• **GIVEN DATA**
==================================================

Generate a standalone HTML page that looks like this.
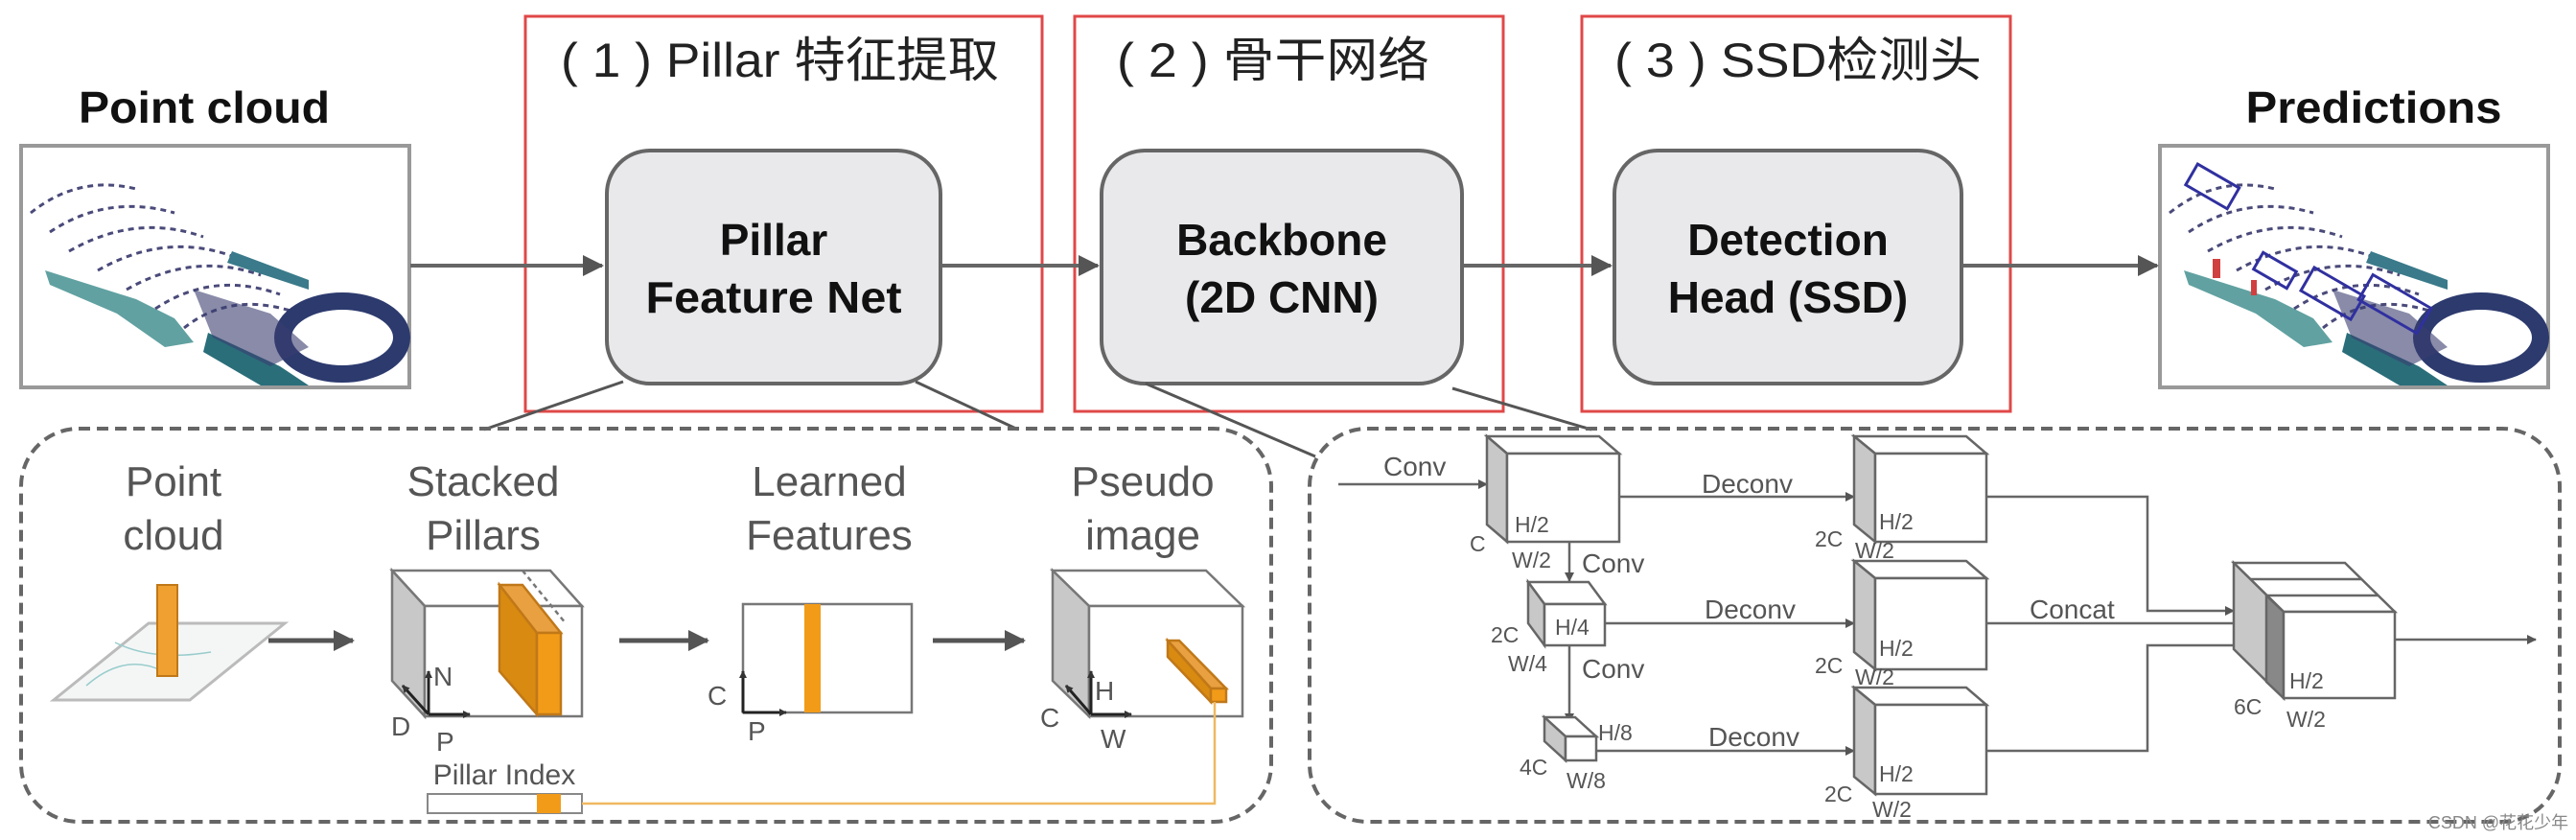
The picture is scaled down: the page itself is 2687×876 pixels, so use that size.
<!DOCTYPE html>
<html><head><meta charset="utf-8"><style>
html,body{margin:0;padding:0;background:#fff;width:2687px;height:876px;overflow:hidden}
svg{display:block}
text{font-family:"Liberation Sans","Noto Sans CJK SC",sans-serif}
</style></head><body>
<svg width="2687" height="876" viewBox="0 0 2687 876" xmlns="http://www.w3.org/2000/svg">
<defs>
<marker id="ah" markerWidth="10" markerHeight="10" refX="9" refY="5" orient="auto" markerUnits="userSpaceOnUse"><path d="M0,0 L10,5 L0,10 z" fill="#555"/></marker>
<marker id="ah2" markerWidth="22" markerHeight="22" refX="20" refY="11" orient="auto" markerUnits="userSpaceOnUse"><path d="M0,0 L22,11 L0,22 z" fill="#555"/></marker>
<marker id="as" markerWidth="8" markerHeight="8" refX="7" refY="4" orient="auto" markerUnits="userSpaceOnUse"><path d="M0,0 L8,4 L0,8 z" fill="#333"/></marker>
<g id="pc">
 <rect x="0" y="0" width="405" height="252" fill="#fff" stroke="#999" stroke-width="4"/>
 <g fill="none" stroke="#4a4a7a" stroke-width="3" stroke-dasharray="6 5">
  <path d="M10,70 Q60,30 120,45"/><path d="M30,90 Q90,50 160,70"/><path d="M50,110 Q120,70 190,95"/>
  <path d="M80,130 Q150,90 220,115"/><path d="M110,150 Q180,110 250,135"/><path d="M140,170 Q200,130 270,155"/>
  <path d="M170,190 Q220,150 290,175"/>
 </g>
 <path d="M25,130 L120,160 L160,180 L180,205 L150,210 L100,175 L30,145z" fill="#3a8a8a" opacity="0.8"/>
 <path d="M195,195 L270,230 L300,250 L250,250 L190,215z" fill="#2a6e7a"/>
 <path d="M220,110 L300,140 L300,150 L215,122z" fill="#3a7a8a"/>
 <ellipse cx="335" cy="200" rx="62" ry="38" fill="none" stroke="#2c3a6e" stroke-width="18"/>
 <path d="M180,150 L260,175 L300,210 L260,230 L200,200z" fill="#3b3e70" opacity="0.6"/>
</g>
</defs>

<text x="213" y="128" font-size="46" font-weight="bold" text-anchor="middle" fill="#111" textLength="262" lengthAdjust="spacingAndGlyphs">Point cloud</text>
<use href="#pc" x="22" y="152"/>

<text x="2476" y="128" font-size="46" font-weight="bold" text-anchor="middle" fill="#111" textLength="267" lengthAdjust="spacingAndGlyphs">Predictions</text>
<g transform="translate(2253,152)">
 <use href="#pc" x="0" y="0"/>
 <g fill="none" stroke="#3030a0" stroke-width="3">
  <rect x="30" y="30" width="50" height="25" transform="rotate(30 55 42)"/>
  <rect x="150" y="140" width="60" height="28" transform="rotate(30 180 154)"/>
  <rect x="210" y="150" width="70" height="30" transform="rotate(30 245 165)"/>
  <rect x="100" y="120" width="40" height="20" transform="rotate(30 120 130)"/>
 </g>
 <rect x="55" y="118" width="8" height="20" fill="#d04040"/>
 <rect x="95" y="140" width="6" height="16" fill="#d04040"/>
</g>

<rect x="548" y="17" width="539" height="412" fill="none" stroke="#e04848" stroke-width="3"/>
<rect x="1121" y="17" width="447" height="412" fill="none" stroke="#e04848" stroke-width="3"/>
<rect x="1650" y="17" width="447" height="412" fill="none" stroke="#e04848" stroke-width="3"/>
<text x="585" y="80" font-size="50" fill="#222" textLength="457" lengthAdjust="spacingAndGlyphs">( 1 ) Pillar 特征提取</text>
<text x="1165" y="80" font-size="50" fill="#222" textLength="326" lengthAdjust="spacingAndGlyphs">( 2 ) 骨干网络</text>
<text x="1684" y="80" font-size="50" fill="#222" textLength="383" lengthAdjust="spacingAndGlyphs">( 3 ) SSD检测头</text>

<g stroke="#666" stroke-width="4" fill="none">
 <line x1="428" y1="277" x2="628" y2="277" marker-end="url(#ah2)"/>
 <line x1="983" y1="277" x2="1145" y2="277" marker-end="url(#ah2)"/>
 <line x1="1527" y1="277" x2="1680" y2="277" marker-end="url(#ah2)"/>
 <line x1="2048" y1="277" x2="2250" y2="277" marker-end="url(#ah2)"/>
</g>

<g fill="#e9e9ec" stroke="#666" stroke-width="4">
 <rect x="633" y="157" width="348" height="243" rx="45"/>
 <rect x="1149" y="157" width="376" height="243" rx="45"/>
 <rect x="1684" y="157" width="362" height="243" rx="45"/>
</g>
<g font-size="46" font-weight="bold" text-anchor="middle" fill="#111">
 <text x="807" y="266">Pillar</text><text x="807" y="326" textLength="267" lengthAdjust="spacingAndGlyphs">Feature Net</text>
 <text x="1337" y="266">Backbone</text><text x="1337" y="326">(2D CNN)</text>
 <text x="1865" y="266">Detection</text><text x="1865" y="326">Head (SSD)</text>
</g>

<g stroke="#555" stroke-width="3">
 <line x1="650" y1="398" x2="505" y2="448"/>
 <line x1="955" y1="398" x2="1062" y2="448"/>
 <line x1="1195" y1="400" x2="1372" y2="476"/>
 <line x1="1515" y1="405" x2="1660" y2="448"/>
</g>

<g fill="none" stroke="#666" stroke-width="4" stroke-dasharray="12 7">
 <rect x="22" y="447" width="1304" height="410" rx="60"/>
 <rect x="1366" y="447" width="1304" height="410" rx="60"/>
</g>

<g font-size="44" text-anchor="middle" fill="#555">
 <text x="181" y="517">Point</text><text x="181" y="573">cloud</text>
 <text x="504" y="517">Stacked</text><text x="504" y="573">Pillars</text>
 <text x="865" y="517">Learned</text><text x="865" y="573">Features</text>
 <text x="1192" y="517">Pseudo</text><text x="1192" y="573">image</text>
</g>
<polygon points="56,730 155,650 297,650 198,730" fill="#f4f6f6" stroke="#bbb" stroke-width="3"/>
<path d="M90,715 Q130,680 170,700 M120,670 Q160,690 220,680" stroke="#9cc" stroke-width="1.5" fill="none"/>
<rect x="164" y="610" width="21" height="95" fill="#f0a030" stroke="#c07818" stroke-width="2"/>
<g stroke="#555" stroke-width="5" fill="none">
 <line x1="280" y1="668" x2="368" y2="668" marker-end="url(#ah2)"/>
 <line x1="646" y1="668" x2="738" y2="668" marker-end="url(#ah2)"/>
 <line x1="973" y1="668" x2="1068" y2="668" marker-end="url(#ah2)"/>
</g>
<g stroke="#777" stroke-width="2.5">
 <polygon points="409,595 574,595 607,632 443,632" fill="#fff"/>
 <polygon points="409,595 443,632 443,747 409,710" fill="#c8c8c8"/>
 <rect x="443" y="632" width="164" height="115" fill="#fff"/>
 <polygon points="521,610 545,610 585,660 560,660" fill="#e8a040" stroke="#c07818"/>
 <polygon points="521,610 560,660 560,745 521,700" fill="#d98a10" stroke="#c07818"/>
 <rect x="560" y="660" width="25" height="85" fill="#f29b18" stroke="#c07818"/>
 <line x1="545" y1="595" x2="590" y2="650" stroke-dasharray="5 4"/>
</g>
<g stroke="#222" stroke-width="3" fill="none">
 <line x1="447" y1="745" x2="447" y2="700" marker-end="url(#as)"/>
 <line x1="447" y1="745" x2="490" y2="745" marker-end="url(#as)"/>
 <line x1="447" y1="745" x2="420" y2="715" marker-end="url(#as)"/>
</g>
<g font-size="28" fill="#555">
 <text x="408" y="767">D</text><text x="452" y="715">N</text><text x="455" y="783">P</text>
</g>
<rect x="775" y="630" width="176" height="113" fill="#fff" stroke="#777" stroke-width="2.5"/>
<rect x="839" y="630" width="17" height="113" fill="#f29b18"/>
<g stroke="#222" stroke-width="3" fill="none">
 <line x1="775" y1="743" x2="775" y2="700" marker-end="url(#as)"/>
 <line x1="775" y1="743" x2="820" y2="743" marker-end="url(#as)"/>
</g>
<g font-size="28" fill="#555"><text x="738" y="735">C</text><text x="780" y="772">P</text></g>
<g stroke="#777" stroke-width="2.5">
 <polygon points="1098,595 1258,595 1296,632 1136,632" fill="#fff"/>
 <polygon points="1098,595 1136,632 1136,747 1098,710" fill="#c8c8c8"/>
 <rect x="1136" y="632" width="160" height="115" fill="#fff"/>
 <polygon points="1218,668 1230,668 1279,718 1263,718" fill="#e8a040" stroke="#c07818"/>
 <polygon points="1218,668 1263,718 1263,732 1218,685" fill="#d98a10" stroke="#c07818"/>
 <rect x="1263" y="718" width="16" height="14" fill="#f29b18" stroke="#c07818"/>
</g>
<g stroke="#222" stroke-width="3" fill="none">
 <line x1="1138" y1="745" x2="1138" y2="700" marker-end="url(#as)"/>
 <line x1="1138" y1="745" x2="1180" y2="745" marker-end="url(#as)"/>
 <line x1="1138" y1="745" x2="1112" y2="715" marker-end="url(#as)"/>
</g>
<g font-size="28" fill="#555"><text x="1085" y="758">C</text><text x="1142" y="730">H</text><text x="1148" y="780">W</text></g>
<text x="526" y="818" font-size="30" text-anchor="middle" fill="#555">Pillar Index</text>
<rect x="446" y="828" width="161" height="20" fill="#fff" stroke="#888" stroke-width="2"/>
<rect x="560" y="828" width="25" height="20" fill="#f29b18"/>
<polyline points="607,838 1267,838 1267,732" fill="none" stroke="#f0b860" stroke-width="2.5"/>

<g stroke="#666" stroke-width="2.5" fill="none">
 <line x1="1396" y1="505" x2="1551" y2="505" marker-end="url(#ah)"/>
 <line x1="1637" y1="565" x2="1637" y2="606" marker-end="url(#ah)"/>
 <line x1="1637" y1="673" x2="1637" y2="753" marker-end="url(#ah)"/>
 <line x1="1689" y1="518" x2="1934" y2="518" marker-end="url(#ah)"/>
 <line x1="1674" y1="650" x2="1934" y2="650" marker-end="url(#ah)"/>
 <line x1="1665" y1="783" x2="1934" y2="783" marker-end="url(#ah)"/>
 <polyline points="2072,518 2240,518 2240,637 2330,637" marker-end="url(#ah)"/>
 <line x1="2072" y1="650" x2="2340" y2="650" marker-end="url(#ah)"/>
 <polyline points="2072,783 2240,783 2240,673 2350,673" marker-end="url(#ah)"/>
 <line x1="2498" y1="667" x2="2645" y2="667" marker-end="url(#ah)"/>
</g>
<g stroke="#666" stroke-width="2.5">
 <polygon points="1551,455 1668,455 1689,473 1572,473" fill="#fff"/>
 <polygon points="1551,455 1572,473 1572,565 1551,547" fill="#c8c8c8"/>
 <rect x="1572" y="473" width="117" height="92" fill="#fff"/>
 <polygon points="1594,607 1657,607 1674,630 1611,630" fill="#fff"/>
 <polygon points="1594,607 1611,630 1611,673 1594,650" fill="#c8c8c8"/>
 <rect x="1611" y="630" width="63" height="43" fill="#fff"/>
 <polygon points="1611,748 1643,748 1665,768 1633,768" fill="#fff"/>
 <polygon points="1611,748 1633,768 1633,793 1611,773" fill="#c8c8c8"/>
 <rect x="1633" y="768" width="32" height="25" fill="#fff"/>
 <polygon points="1934,455 2051,455 2072,473 1956,473" fill="#fff"/>
 <polygon points="1934,455 1956,473 1956,565 1934,547" fill="#c8c8c8"/>
 <rect x="1956" y="473" width="116" height="92" fill="#fff"/>
 <polygon points="1934,585 2051,585 2072,603 1956,603" fill="#fff"/>
 <polygon points="1934,585 1956,603 1956,698 1934,680" fill="#c8c8c8"/>
 <rect x="1956" y="603" width="116" height="95" fill="#fff"/>
 <polygon points="1934,717 2051,717 2072,735 1956,735" fill="#fff"/>
 <polygon points="1934,717 1956,735 1956,828 1934,810" fill="#c8c8c8"/>
 <rect x="1956" y="735" width="116" height="93" fill="#fff"/>
 <polygon points="2330,587 2446,587 2498,638 2382,638" fill="#fff"/>
 <line x1="2347" y1="604" x2="2463" y2="604"/><line x1="2364" y1="621" x2="2480" y2="621"/>
 <polygon points="2330,587 2382,638 2382,728 2330,677" fill="#c8c8c8"/>
 <polygon points="2364,621 2382,638 2382,728 2364,711" fill="#888"/>
 <rect x="2382" y="638" width="116" height="90" fill="#fff"/>
</g>
<g font-size="28" fill="#555">
 <text x="1443" y="496">Conv</text>
 <text x="1650" y="597">Conv</text>
 <text x="1650" y="707">Conv</text>
 <text x="1775" y="514">Deconv</text>
 <text x="1778" y="645">Deconv</text>
 <text x="1782" y="778">Deconv</text>
 <text x="2117" y="645">Concat</text>
</g>
<g font-size="23" fill="#555">
 <text x="1580" y="555">H/2</text><text x="1533" y="575">C</text><text x="1577" y="592">W/2</text>
 <text x="1622" y="662">H/4</text><text x="1555" y="670">2C</text><text x="1573" y="700">W/4</text>
 <text x="1667" y="772">H/8</text><text x="1585" y="808">4C</text><text x="1634" y="822">W/8</text>
 <text x="1960" y="552">H/2</text><text x="1893" y="570">2C</text><text x="1935" y="582">W/2</text>
 <text x="1960" y="684">H/2</text><text x="1893" y="702">2C</text><text x="1935" y="714">W/2</text>
 <text x="1960" y="815">H/2</text><text x="1903" y="836">2C</text><text x="1953" y="852">W/2</text>
 <text x="2388" y="718">H/2</text><text x="2330" y="745">6C</text><text x="2385" y="758">W/2</text>
</g>
<text x="2606" y="864" font-size="18" text-anchor="middle" fill="#888">CSDN @花花少年</text>
</svg>
</body></html>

==================================================

• **PROBLEM**
From the listing above, return each line with the word "page".

• **ANSWER IN FULL**
Generate a standalone HTML page that looks like this.
The picture is scaled down: the page itself is 2687×876 pixels, so use that size.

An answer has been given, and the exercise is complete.